A Long Way from Home - Peter Carey This book really is two books within one. The first part is an exploration of white Australian culture and its enduring motifs including cars, masculinity and yobbo culture. Carey interrogates how those who don't fit into this might navigate the Australian way of life.

But these perceived struggles between masculinity and feminism, as well as yobbo culture and intellectualism are only part of any exploration into Australian culture. History tells us that Australian culture has been built over the top of the subjugation of Australian Aboriginal culture. Carey goes where few Australian authors have dared to go. Some possibly because of a belief that this aspect of the Australian experience isn't white Australian's story to tell and some probably because it is so far from our everyday experience that we are simply not capable of writing about it. As a result the second part of the story has a very different feel and pace to. However it is no less compelling for that.

Even though I found it inexplicable at times, if I let the writing wash over me, hang on and stay the ride, I discovered that I experienced an understanding at a much more elemental and emotional level rather than a logical intellectual one. This is Carey's genius; he is able to elicit this reaction in the reader. His ability to evoke the feel of the outback from the ever-present enveloping dust in the dry to the unrelenting mud in the wet probably had a lot to do with it.
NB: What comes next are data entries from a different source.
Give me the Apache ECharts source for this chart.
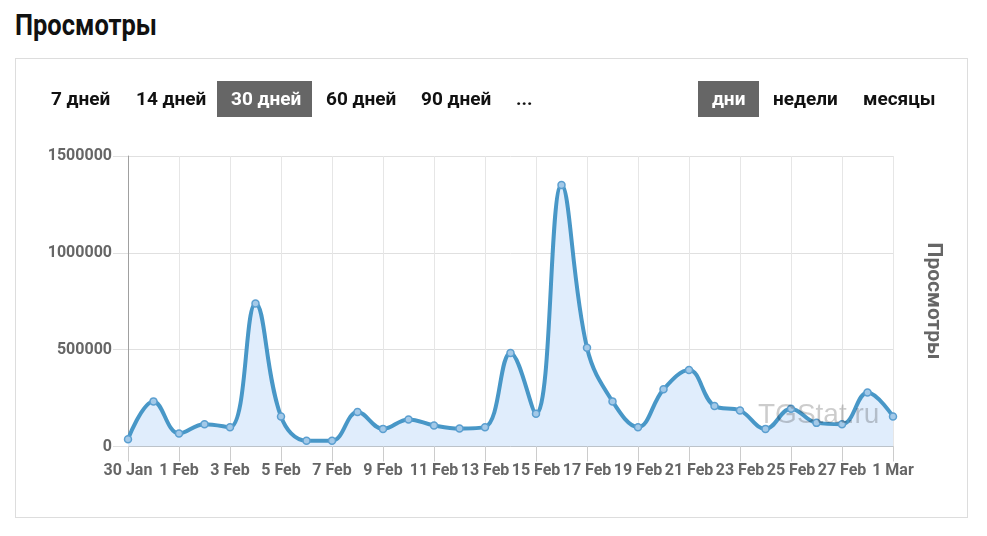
<!DOCTYPE html>
<html><head><meta charset="utf-8">
<script src="https://cdn.jsdelivr.net/npm/echarts@6/dist/echarts.min.js"></script>
<style>
html,body{margin:0;padding:0;background:#fff;}
body{width:987px;height:536px;position:relative;overflow:hidden;font-family:Roboto,"Liberation Sans",sans-serif;}
#title{position:absolute;left:15px;top:5px;font-size:30px;font-weight:bold;color:#111;line-height:40px;white-space:nowrap;transform:scaleX(0.85);transform-origin:0 0;}
#panel{position:absolute;left:15px;top:58px;border:1px solid #ddd;box-sizing:border-box;width:953px;height:460px;}
.btn{position:absolute;top:81px;height:36px;line-height:36px;font-size:19px;font-weight:bold;color:#111;padding:0 14px;white-space:nowrap;}
.active{background:#666;color:#fff;}
#chart{position:absolute;left:0;top:0;width:987px;height:536px;}
</style></head>
<body>
<div id="title">Просмотры</div>
<div id="panel"></div>
<div id="chart"></div>
<div class="btn" style="left:37px">7 дней</div>
<div class="btn" style="left:122px">14 дней</div>
<div class="btn active" style="left:217px;width:67px">30 дней</div>
<div class="btn" style="left:312px">60 дней</div>
<div class="btn" style="left:407px">90 дней</div>
<div class="btn" style="left:502px">...</div>
<div class="btn active" style="left:698px;width:33px">дни</div>
<div class="btn" style="left:759px">недели</div>
<div class="btn" style="left:849px">месяцы</div>
<script>
var categories = ['30 Jan','31 Jan','1 Feb','2 Feb','3 Feb','4 Feb','5 Feb','6 Feb','7 Feb','8 Feb','9 Feb','10 Feb','11 Feb','12 Feb','13 Feb','14 Feb','15 Feb','16 Feb','17 Feb','18 Feb','19 Feb','20 Feb','21 Feb','22 Feb','23 Feb','24 Feb','25 Feb','26 Feb','27 Feb','28 Feb','1 Mar'];
var views = [38000,233000,67000,115000,100000,738000,155000,30000,30000,178000,91000,140000,109000,93000,100000,483000,169000,1350000,510000,233000,100000,295000,395000,209000,186000,91000,195000,122000,115000,279000,155000];
var yTicks = [0, 500000, 1000000, 1500000];
var axisName = 'Просмотры';
var watermark = 'TGStat.ru';

var chart = echarts.init(document.getElementById('chart'), null, {renderer:'canvas'});
var labelFont = {fontFamily:'Roboto', fontWeight:'bold', fontSize:16, color:'#666'};
chart.setOption({
  animation:false,
  grid:{left:128, right:94, top:156, bottom:89.5, containLabel:false},
  xAxis:{
    type:'category', data:categories, boundaryGap:false,
    axisLine:{lineStyle:{color:'#999', width:1}},
    axisTick:{show:true, interval:1, length:15, lineStyle:{color:'#ccc'}},
    axisLabel:Object.assign({interval:1, margin:16}, labelFont),
    splitLine:{show:true, interval:1, lineStyle:{color:'#e6e6e6', width:1}}
  },
  yAxis:{
    type:'value', min:yTicks[0], max:yTicks[yTicks.length-1], interval:yTicks[1]-yTicks[0],
    axisLine:{show:true, lineStyle:{color:'#a0a0a0', width:1}},
    axisTick:{show:true, length:15, lineStyle:{color:'#e0e0e0'}},
    axisLabel:Object.assign({margin:16, formatter:function(v){return String(v);}}, labelFont),
    splitLine:{show:true, lineStyle:{color:'#e0e0e0', width:1}}
  },
  graphic:[
    {type:'text', z:10, left:758, top:401, style:{text:watermark, fontFamily:'Liberation Sans', fontSize:28, fill:'rgba(0,0,0,0.2)'}},
    {type:'text', z:10, x:933, y:301, rotation:-Math.PI/2, style:{text:axisName, fontFamily:'Roboto', fontWeight:'bold', fontSize:21, fill:'#666', align:'center', verticalAlign:'middle'}}
  ],
  series:[{
    type:'line', data:views, smooth:0.4, z:3,
    symbol:'circle', symbolSize:7, showSymbol:true, showAllSymbol:true,
    lineStyle:{color:'#4897c7', width:4},
    itemStyle:{color:'#a3c9e8', borderColor:'#5b9fd0', borderWidth:1.5},
    areaStyle:{color:'#e0edfc', opacity:1}
  }]
});
</script>
</body></html>
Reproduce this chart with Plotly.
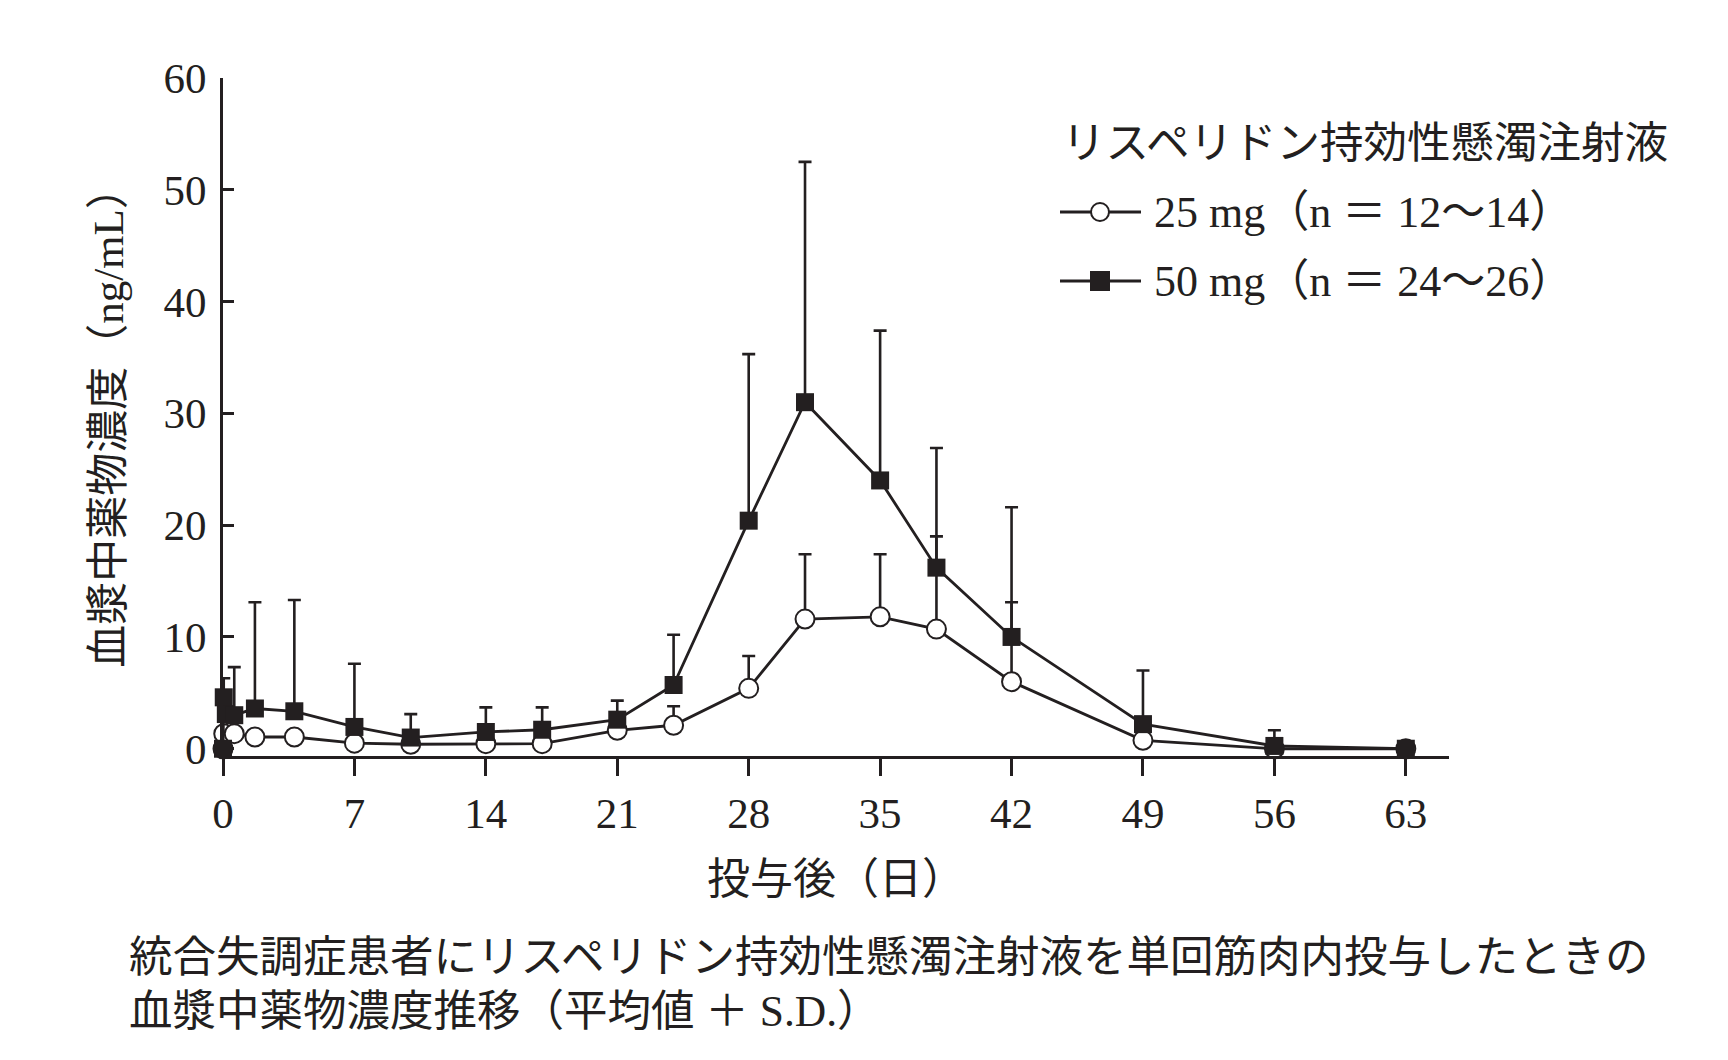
import plotly.graph_objects as go

# ---- data ----
days_25 = [0, 0.04, 0.6, 1.7, 3.8, 7, 10, 14, 17, 21, 24, 28, 31, 35, 38, 42, 49, 56, 63]
mean_25 = [0.0, 1.35, 1.35, 1.05, 1.05, 0.5, 0.4, 0.45, 0.45, 1.65, 2.1, 5.4, 11.6, 11.8, 10.7, 6.0, 0.75, 0.0, 0.0]
sd_25 = [0, 0, 0, 0, 0, 0, 0, 0, 0, 0.8, 1.7, 2.9, 5.8, 5.6, 8.3, 7.1, 2.0, 0, 0]

days_50 = [0, 0.04, 0.15, 0.6, 1.7, 3.8, 7, 10, 14, 17, 21, 24, 28, 31, 35, 38, 42, 49, 56, 63]
mean_50 = [0.0, 4.6, 3.1, 3.0, 3.6, 3.35, 1.95, 1.0, 1.5, 1.7, 2.6, 5.7, 20.4, 31.0, 24.0, 16.2, 10.0, 2.2, 0.25, 0.0]
sd_50 = [0, 1.7, 0, 4.3, 9.5, 9.95, 5.65, 2.1, 2.2, 2.0, 1.7, 4.5, 14.9, 21.5, 13.4, 10.7, 11.6, 4.8, 1.4, 0.5]

x_ticks = [0, 7, 14, 21, 28, 35, 42, 49, 56, 63]
y_ticks = [0, 10, 20, 30, 40, 50, 60]

legend_title = "リスペリドン持効性懸濁注射液"
label_25 = "25 mg（n ＝ 12〜14）"
label_50 = "50 mg（n ＝ 24〜26）"
x_title = "投与後（日）"
y_title = "血漿中薬物濃度（ng/mL）"
caption_1 = "統合失調症患者にリスペリドン持効性懸濁注射液を単回筋肉内投与したときの"
caption_2 = "血漿中薬物濃度推移（平均値 ＋ S.D.）"

FONT = "Liberation Serif, 'Noto Sans CJK JP', serif"
BLACK = "#231f20"

W, H = 1728, 1060
ML, MR, MT, MB = 223, 279, 78, 304
PW, PH = W - ML - MR, H - MT - MB


def px_x(px):
    return (px - ML) / PW


def px_y(py):
    return (H - MB - py) / PH


fig = go.Figure()

fig.add_trace(go.Scatter(
    x=days_25, y=mean_25, mode="lines+markers", name=label_25,
    line=dict(color=BLACK, width=2.8),
    marker=dict(symbol="circle", size=19, color="white", line=dict(color=BLACK, width=2)),
    error_y=dict(type="data", symmetric=False, array=sd_25, arrayminus=[0] * len(sd_25),
                 color=BLACK, thickness=2.6, width=6.5),
    cliponaxis=False, showlegend=False,
))
fig.add_trace(go.Scatter(
    x=days_50, y=mean_50, mode="lines+markers", name=label_50,
    line=dict(color=BLACK, width=2.8),
    marker=dict(symbol="square", size=18, color=BLACK, line=dict(color=BLACK, width=0)),
    error_y=dict(type="data", symmetric=False, array=sd_50, arrayminus=[0] * len(sd_50),
                 color=BLACK, thickness=2.6, width=6.5),
    cliponaxis=False, showlegend=False,
))

fig.update_xaxes(
    range=[0, 65.3], tickvals=x_ticks, ticktext=[str(v) for v in x_ticks],
    showline=True, linecolor=BLACK, linewidth=3, mirror=False,
    ticks="outside", ticklen=17, tickwidth=3, tickcolor=BLACK,
    showgrid=False, zeroline=False,
    tickfont=dict(family=FONT, size=43, color=BLACK), ticklabelstandoff=0,
    title=dict(text=x_title, font=dict(family=FONT, size=43, color=BLACK), standoff=29),
)
fig.update_yaxes(
    range=[-0.65, 60], tickvals=y_ticks, ticktext=[str(v) for v in y_ticks],
    showline=True, linecolor=BLACK, linewidth=3,
    ticks="inside", ticklen=11, tickwidth=3, tickcolor=BLACK,
    showgrid=False, zeroline=False,
    tickfont=dict(family=FONT, size=43, color=BLACK), ticklabelstandoff=5,
    title=dict(text=y_title, font=dict(family=FONT, size=43, color=BLACK), standoff=27),
)

annotations = []
shapes = []
# legend (drawn manually so the sample lines match the reference length)
annotations.append(dict(text=legend_title, x=px_x(1060), y=px_y(143), xref="paper", yref="paper",
                        xanchor="left", yanchor="middle", showarrow=False,
                        font=dict(family=FONT, size=43.5, color=BLACK)))
for yy, lab, sym in [(212, label_25, "circle"), (281, label_50, "rect")]:
    shapes.append(dict(type="line", xref="paper", yref="paper", x0=px_x(1060), x1=px_x(1141),
                       y0=px_y(yy), y1=px_y(yy), line=dict(color=BLACK, width=2.8)))
    shapes.append(dict(type=sym, xref="paper", yref="paper", xsizemode="pixel", ysizemode="pixel",
                       xanchor=px_x(1100), yanchor=px_y(yy), x0=-9, x1=9, y0=-9, y1=9,
                       fillcolor="white" if sym == "circle" else BLACK,
                       line=dict(color=BLACK, width=2)))
    annotations.append(dict(text=lab, x=px_x(1152), y=px_y(yy), xref="paper", yref="paper",
                            xanchor="left", yanchor="middle", showarrow=False,
                            font=dict(family=FONT, size=44, color=BLACK)))
# caption
for yy, txt in [(957, caption_1), (1011, caption_2)]:
    annotations.append(dict(text=txt, x=px_x(127), y=px_y(yy), xref="paper", yref="paper",
                            xanchor="left", yanchor="middle", showarrow=False,
                            font=dict(family=FONT, size=43.5, color=BLACK)))

fig.update_layout(
    width=W, height=H, margin=dict(l=ML, r=MR, t=MT, b=MB, autoexpand=False),
    paper_bgcolor="white", plot_bgcolor="white",
    annotations=annotations, shapes=shapes, showlegend=False,
)

fig.write_html("out.html", config={"displayModeBar": False},
               post_script="document.body.style.margin='0';")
In hindsight, Willie's status as the outsider in the first half of the book telegraphed his status as the centre of the story in its second half. The title of the book also provokes questions as to who is a long a way from home, where is home, whose home is it and how far do we have to travel to get there?

The book is sad, compelling and forces the reader to stare directly into the underbelly of white Australian history. It also shows us a culture that has survived despite its subjugation and draws for the reader everyday small acts of rebellion as well as suggesting big acts since colonisation that have largely gone ignored by white culture. I believe that this book will be remembered as one of Australia's great stories.